Severus observa d'un œil critique les quatre adolescents s'affairer.

« S'ils peuvent être ici, ce serait bien d'être un peu plus… personnel. », déclara soudainement Lily.

Severus haussa un sourcil vers elle. « Que veux-tu dire ? »

« Ce n'est pas donné à chaque élève de pouvoir entrer dans tes quartiers, encore moins jusqu'ici. Ce serait bien que vous soyez tous plus décontractés. Il n'y a vraiment qu'Harry et Draco qui semblent ignorer les barrières formelles qui vous sont imposées lors des cours. Tu devrais arrêter d'appeler Hermione par son nom de famille. Et elle et Neville devraient se sentir suffisamment à l'aise pour ne pas répondre au quart de tour avec des "monsieur" ou "professeur". »

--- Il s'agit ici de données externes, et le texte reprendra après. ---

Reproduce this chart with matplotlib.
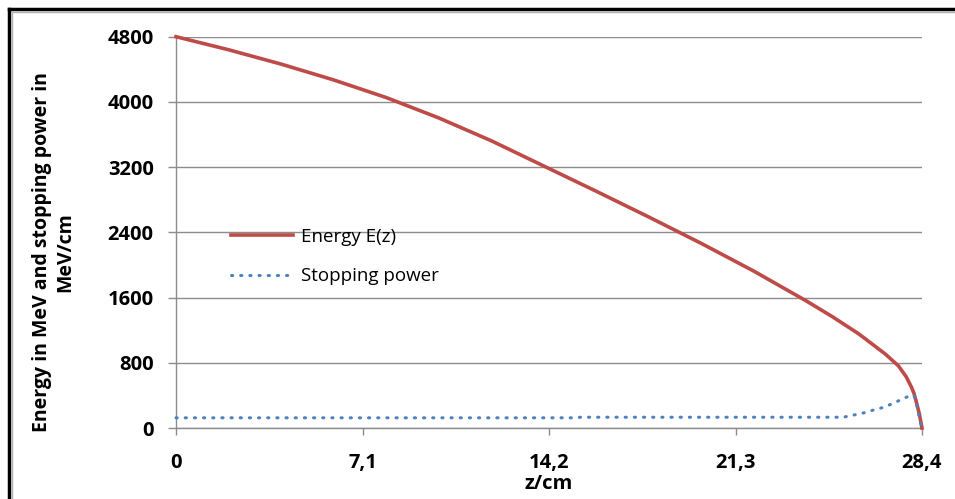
import matplotlib
matplotlib.use('Agg')
import matplotlib.pyplot as plt
from matplotlib.lines import Line2D

# depth (cm) and beam energy (MeV)
depth_energy = [0, 2, 4, 6, 8, 10, 12, 14, 16, 18, 20, 22, 24, 25, 26, 27,
                27.5, 27.8, 28.0, 28.1, 28.2, 28.3, 28.4]
energy = [4800, 4640, 4464, 4270, 4054, 3804, 3524, 3214, 2904, 2588, 2264,
          1924, 1558, 1363, 1153, 908, 763, 628, 500, 420, 300, 170, 0]

# depth (cm) and stopping power (MeV/cm)
depth_sp = [0, 5, 10, 15.2, 15.4, 20, 25.4, 25.8, 26.2, 26.55, 26.93, 27.3,
            27.7, 28.0, 28.1, 28.2, 28.3, 28.4]
stopping = [125, 125, 125, 125, 132, 132, 132, 159, 187, 220, 253, 302,
            363, 404, 395, 280, 120, 0]

x_ticks = [0, 7.1, 14.2, 21.3, 28.4]
x_ticklabels = ['0', '7,1', '14,2', '21,3', '28,4']
y_ticks = [0, 800, 1600, 2400, 3200, 4000, 4800]

plt.rcParams['font.family'] = ['Open Sans', 'DejaVu Sans']

fig = plt.figure(figsize=(9.55, 4.99), dpi=100)
ax = fig.add_axes([176 / 955, 1 - 428 / 499, 746 / 955, (428 - 36.7) / 499])

grid_col = '#8c8c8c'
ax.plot(depth_energy, energy, color='#BE4B48', lw=2.6, label='Energy E(z)',
        clip_on=False, zorder=3)
ax.plot(depth_sp, stopping, color='#4F81BD', lw=2.2,
        linestyle=(0, (0.4, 2.6)), dash_capstyle='round',
        label='Stopping power', clip_on=False, zorder=4)

ax.set_xlim(0, 28.4)
ax.set_ylim(0, 4800)
ax.set_xticks(x_ticks)
ax.set_xticklabels(x_ticklabels)
ax.set_yticks(y_ticks)

for s in ('top', 'right'):
    ax.spines[s].set_visible(False)
for s in ('left', 'bottom'):
    ax.spines[s].set_color(grid_col)
    ax.spines[s].set_linewidth(1.0)

ax.yaxis.grid(True, color=grid_col, lw=1.0)
ax.set_axisbelow(True)
ax.tick_params(axis='y', length=6, width=1, color=grid_col, pad=10,
               labelsize=14.5)
ax.tick_params(axis='x', length=5, width=1, color=grid_col, pad=13,
               labelsize=14.5)
for lab in ax.get_xticklabels() + ax.get_yticklabels():
    lab.set_fontweight('bold')

ax.set_xlabel('z/cm', fontsize=14.5, fontweight='bold', labelpad=1)
ax.set_ylabel('Energy in MeV and stopping power in\nMeV/cm', fontsize=14,
              fontweight='bold', linespacing=1.2)
ax.yaxis.set_label_coords(-0.135, 0.45)

ax.legend(loc='upper left', bbox_to_anchor=(0.051, 0.555), frameon=False,
          fontsize=13.5, handlelength=3.3, handletextpad=0.45,
          labelspacing=1.15)

# outer frame (left and top edges)
for xs, ys, c, w in [([9, 9], [0, 490], 'black', 2.5),
                     ([9, 955], [490, 490], 'black', 2.5),
                     ([12, 12], [0, 487], '#b0b0b0', 1.0),
                     ([12, 955], [487, 487], '#b0b0b0', 1.0)]:
    fig.add_artist(Line2D([x / 955 for x in xs], [y / 499 for y in ys],
                          color=c, lw=w, transform=fig.transFigure))

fig.savefig('out.png', dpi=100)
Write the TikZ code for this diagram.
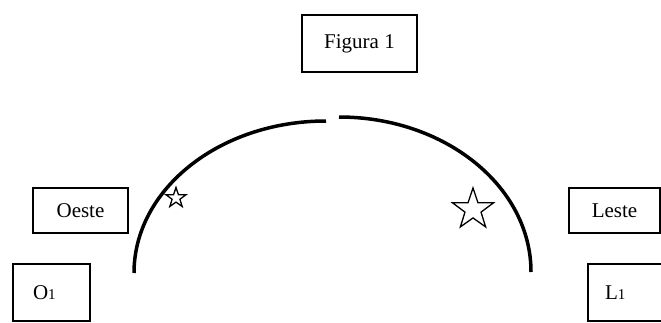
\documentclass[tikz,border=0pt]{standalone}
\usepackage{fontspec}
\setmainfont{Liberation Serif}
\usetikzlibrary{positioning,shapes.geometric}
\tikzset{
  boxstyle/.style={rectangle, draw=black, line width=1.5pt, inner sep=0pt,
    align=center, font=\fontsize{21}{25}\selectfont},
  cornerstyle/.style={boxstyle, align=left, minimum height=57pt},
  starstyle/.style={star, star points=5, star point ratio=2.55, draw=black,
    line width=1.3pt, inner sep=0pt},
  arcstyle/.style={line width=3.5pt, black}
}
\newcommand{\subidx}[1]{{\fontsize{15}{17}\selectfont #1}}

\begin{document}
\begin{tikzpicture}
  \useasboundingbox (0pt,0pt) rectangle (661pt,-322pt);
  \clip (0pt,0pt) rectangle (661pt,-322pt);
  \node[boxstyle, minimum width=115pt, minimum height=57pt] (fig) at (359.5pt,-43.5pt) {Figura 1};
  \node[boxstyle, minimum width=95pt, minimum height=45pt] (oeste) at (80.5pt,-210.5pt) {Oeste};
  \node[boxstyle, minimum width=91pt, minimum height=45pt] (leste) at (614.5pt,-210.5pt) {Leste};
  \node[cornerstyle, inner xsep=20pt, text width=37pt] (o1) at (51.5pt,-292.5pt) {O\subidx{1}};
  \node[cornerstyle, inner xsep=17pt, text width=46pt] (l1) at (628pt,-292.5pt) {L\subidx{1}};
  % the two halves of the sky arc
  \coordinate (wfoot) at (134pt,-273pt);
  \coordinate (efoot) at (531pt,-272pt);
  \draw[arcstyle] (wfoot) arc[start angle=180, end angle=90, x radius=192pt, y radius=152pt] coordinate (wtop);
  \draw[arcstyle] (efoot) arc[start angle=0, end angle=90, x radius=192pt, y radius=155pt] coordinate (etop);
  \node[starstyle, minimum size=21pt] (small) at (176pt,-198pt) {};
  \node[starstyle, minimum size=43pt] (big) at (473pt,-209.5pt) {};
\end{tikzpicture}
\end{document}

« Que devrions-nous dire, alors ? » demanda timidement Neville alors qu'il surveillait du coin de l'œil le professeur en posant des ingrédients sur la table.

« Eh bien, son nom est Severus, tu sais. », répondit la femme.

Neville et Hermione se figèrent, et observèrent l'homme. Il n'était pas possible qu'il prenne ça bien…

« D'accord. »

Hermione fit tomber deux bocaux.

« Miss Granger ! »

« Désolée, professeur ! »

Lily rit. Harry et Neville observèrent avec appréhension, désireux de ne pas se faire remarquer. Et Draco se moqua. « Tu viens de dire "d'accord". Vous devriez commencer à respecter cet accord. »

Severus se pinça l'arrête du nez. Cela allait devenir une très longue journée. Et peut-être simplement un très long week-end. Ou une très longue année.